Another Brick In The Wall…
One question I’ve gotten a lot over the years is which production service or music library I use. I’m always a little shy about passing that information along, not because I want to keep it a secret or because I’m embarrassed to say I use one, but because I really think you need to tailor the services and libraries you use to your particular style. As dumb as this sounds, a LOT of people will slavishly order the same services I use and then expect the same results. A brick is a brick folks. When you’re building a wall, you need mortar and bricks. It really doesn’t matter to the finished product whether your bricks came from one kiln or another. If the quality is high and you do the job right, you’ll end up with a solid wall that can stand the test of time.
While it is true that some libraries are better than others for me, it really doesn’t mean they’re better for you. When you’re shopping for a service, listen carefully to the demos. Listen for the individual workparts. Don’t let the skill level of the demo producer get in the way of your evaluations. If at ALL possible, you need to hear a bunch of the raw tracks to see how well they’ll fit into your designs. Trust me, if the service wants you to sign on, they’ll send someone to sit and play a CD or two of raw tracks for you.

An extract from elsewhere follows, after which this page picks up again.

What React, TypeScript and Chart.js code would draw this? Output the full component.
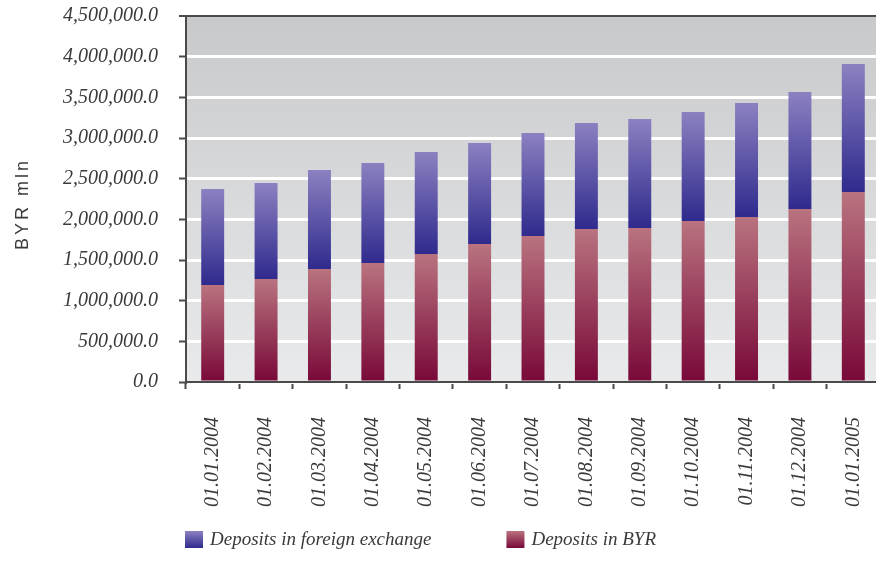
import React, { useEffect, useRef } from 'react';
import { Chart, registerables } from 'chart.js';

Chart.register(...registerables);

const categories = [
  '01.01.2004', '01.02.2004', '01.03.2004', '01.04.2004', '01.05.2004', '01.06.2004',
  '01.07.2004', '01.08.2004', '01.09.2004', '01.10.2004', '01.11.2004', '01.12.2004', '01.01.2005',
];
const depositsBYR = [
  1193000, 1266000, 1389000, 1463000, 1574000, 1697000,
  1795000, 1881000, 1894000, 1980000, 2029000, 2127000, 2336000,
];
const depositsForeign = [
  1180000, 1181000, 1218000, 1230000, 1254000, 1242000,
  1267000, 1304000, 1340000, 1340000, 1401000, 1439000, 1574000,
];
const yMin = 0;
const yMax = 4500000;
const yStep = 500000;
const seriesNames = ['Deposits in BYR', 'Deposits in foreign exchange'];
const axisTitle = 'BYR mln';

const gradBYR = ['#b9737f', '#780838'];
const gradForeign = ['#8b81c1', '#2f2a8d'];

const TEXT = '#3a3a3a';
const SERIF = '"Liberation Serif", "Times New Roman", serif';

function segmentGradient(c: any, stops: string[], fallback: string) {
  const chart = c.chart;
  if (!chart.chartArea || c.type !== 'data') return fallback;
  const y = chart.scales.y;
  const i = c.dataIndex;
  const di = c.datasetIndex;
  let base = 0;
  for (let k = 0; k < di; k++) base += chart.data.datasets[k].data[i] as number;
  const top = base + (chart.data.datasets[di].data[i] as number);
  const g = chart.ctx.createLinearGradient(0, y.getPixelForValue(top), 0, y.getPixelForValue(base));
  g.addColorStop(0, stops[0]);
  g.addColorStop(1, stops[1]);
  return g;
}

const bgPlugin = {
  id: 'plotBg',
  beforeDraw(chart: any) {
    const { ctx, chartArea: a } = chart;
    if (!a) return;
    ctx.save();
    const g = ctx.createLinearGradient(0, a.top, 0, a.bottom);
    g.addColorStop(0, '#c8c9cb');
    g.addColorStop(1, '#e9eaeb');
    ctx.fillStyle = g;
    ctx.fillRect(a.left, a.top, a.right - a.left, a.bottom - a.top);
    ctx.restore();
  },
};

const titleLegendPlugin = {
  id: 'titleLegend',
  afterDraw(chart: any) {
    const { ctx, chartArea: a } = chart;
    if (!a) return;
    ctx.save();
    // y axis title
    ctx.translate(23, (a.top + a.bottom) / 2 + 5);
    ctx.rotate(-Math.PI / 2);
    ctx.font = '18px "Liberation Sans", Arial, sans-serif';
    (ctx as any).letterSpacing = '3px';
    ctx.fillStyle = TEXT;
    ctx.textAlign = 'center';
    ctx.textBaseline = 'middle';
    ctx.fillText(axisTitle, 0, 0);
    ctx.restore();

    // legend
    ctx.save();
    ctx.font = 'italic 19px ' + SERIF;
    ctx.textBaseline = 'middle';
    const items = [
      { name: seriesNames[1], stops: gradForeign },
      { name: seriesNames[0], stops: gradBYR },
    ];
    let x = a.left - 1;
    const yMid = chart.height - 25.5;
    const box = 18;
    for (const it of items) {
      const g = ctx.createLinearGradient(0, yMid - 8.5, 0, yMid + 8.5);
      g.addColorStop(0, it.stops[0]);
      g.addColorStop(1, it.stops[1]);
      ctx.fillStyle = g;
      ctx.fillRect(x, yMid - 8.5, box, 17);
      ctx.fillStyle = TEXT;
      ctx.fillText(it.name, x + box + 7, yMid);
      x += box + 7 + ctx.measureText(it.name).width + 75;
    }
    ctx.restore();
  },
};

export default function App() {
  const ref = useRef<HTMLCanvasElement>(null);
  useEffect(() => {
    if (!ref.current) return;
    const chart = new Chart(ref.current, {
      type: 'bar',
      data: {
        labels: categories,
        datasets: [
          {
            label: seriesNames[0],
            data: depositsBYR,
            backgroundColor: (c: any) => segmentGradient(c, gradBYR, gradBYR[1]),
            barPercentage: 0.43,
            categoryPercentage: 1,
            borderWidth: 0,
          },
          {
            label: seriesNames[1],
            data: depositsForeign,
            backgroundColor: (c: any) => segmentGradient(c, gradForeign, gradForeign[1]),
            barPercentage: 0.43,
            categoryPercentage: 1,
            borderWidth: 0,
          },
        ],
      },
      options: {
        animation: false,
        responsive: false,
        maintainAspectRatio: false,
        layout: { padding: { top: 16, right: 0, bottom: 0, left: 0 } },
        plugins: {
          legend: { display: false },
          tooltip: { enabled: false },
        },
        scales: {
          x: {
            stacked: true,
            afterFit: (s: any) => {
              s.height = 183;
              s.paddingLeft = 0;
              s.paddingRight = 0;
            },
            border: { display: true, color: '#4a4a4a', width: 2 },
            grid: {
              display: true,
              offset: true,
              drawOnChartArea: false,
              drawTicks: true,
              tickLength: 7,
              tickColor: '#4a4a4a',
              tickWidth: 2,
            },
            ticks: {
              minRotation: 90,
              maxRotation: 90,
              autoSkip: false,
              padding: 28,
              color: TEXT,
              font: { family: SERIF, size: 20, style: 'italic' },
            },
          },
          y: {
            stacked: true,
            min: yMin,
            max: yMax,
            afterFit: (s: any) => {
              s.width = 186;
              s.paddingTop = 0;
              s.paddingBottom = 0;
            },
            border: { display: true, color: '#4a4a4a', width: 2 },
            grid: {
              color: (c: any) => (c.tick && c.tick.value === yMax ? '#4a4a4a' : '#ffffff'),
              lineWidth: (c: any) => (c.tick && c.tick.value === yMax ? 2 : 3),
              tickLength: 7,
              tickColor: '#4a4a4a',
              tickWidth: 2,
            },
            ticks: {
              stepSize: yStep,
              padding: 21,
              color: TEXT,
              font: { family: SERIF, size: 20, style: 'italic' },
              callback: (v: any) =>
                Number(v).toLocaleString('en-US', { minimumFractionDigits: 1, maximumFractionDigits: 1 }),
            },
          },
        },
      },
      plugins: [bgPlugin, titleLegendPlugin],
    });
    return () => chart.destroy();
  }, []);
  return (
    <div style={{ position: 'fixed', left: 0, top: 0, width: 876, height: 565, overflow: 'hidden', background: '#fff' }}>
      <canvas ref={ref} width={880} height={565} style={{ display: 'block', width: 880, height: 565 }} />
    </div>
  );
}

And one last bit of service and/or library advice: Don’t limit yourself in any way. There are a lot of services in the world that get ignored by American producers. There are some really excellent companies in the UK and The Netherlands for example, who would jump at the chance to be on your station. Google Production Music Library and you’ll see 8,500,000 results, a LOT of which is royalty free. And you thought there was only a handful.
Pulling a Madonna
Well, it is that time again. Those who might be inclined to occasionally jump on their iHeartRADIO app and click on Z100 to see what I’ve been up to might’ve noticed a lot of new sound on the air. Like Madonna, we try to give ourselves a new image every year or so. For her it was a disco dolly one year and a pointy bra the next. For us, it’s a lot subtler than that to the average Z100 listener. In our latest incarnation, we’re adding a touch of emphasis to the word “hit,” and our market name, New York. I’ll let you ponder the why and wherefore of it all as you listen to part 2 of my sound on this month’s CD.
And In The Bonus Round – A Bit Of Trivia
Are you familiar with the name Carl W. Stalling? For those about to turn to Wikipedia, he is probably the world’s most famous unknown composer. According to IMDb, He wrote classics like Duck Amuck and 758 other titles. He also gave every kid in the world for several generations, an appreciation for classical music. I once attended a performance of the National Symphony Orchestra at the Kennedy Center and heard The Hebrides Overture (Fingal’s Cave) by Felix Mendelssohn and kept thinking, “Where have I heard this music before?” The next morning, I happened to turn on the TV and flip around until I came across one of my all-time favorite cartoon characters, the little Looney Tunes hopping Mynah bird. There was that music!
I did a bit of research and discovered that almost ALL of the music in the Looney Tunes cartoons was lifted from the great classical composers like Rachmaninoff, Beethoven and even Wagner. (Head for YouTube and look up Ride Of The Valkyries from Die Valküre and see if you don’t start thinking, “Kill Da Wabbit.”)
Here’s that bit of trivia promised: Can you name the piece of music that opened and closed the Looney Tunes cartoons? It was written in 1937 by Cliff Friend and Dave Franklin and is called Merry-Go-Round Broke Down. The Looney Tunes close usually featured Porky Pig (Mel Blanc) saying, “Th-th-th-that’s all folks!”
That ought to be worth at least one round of drinks next Friday night.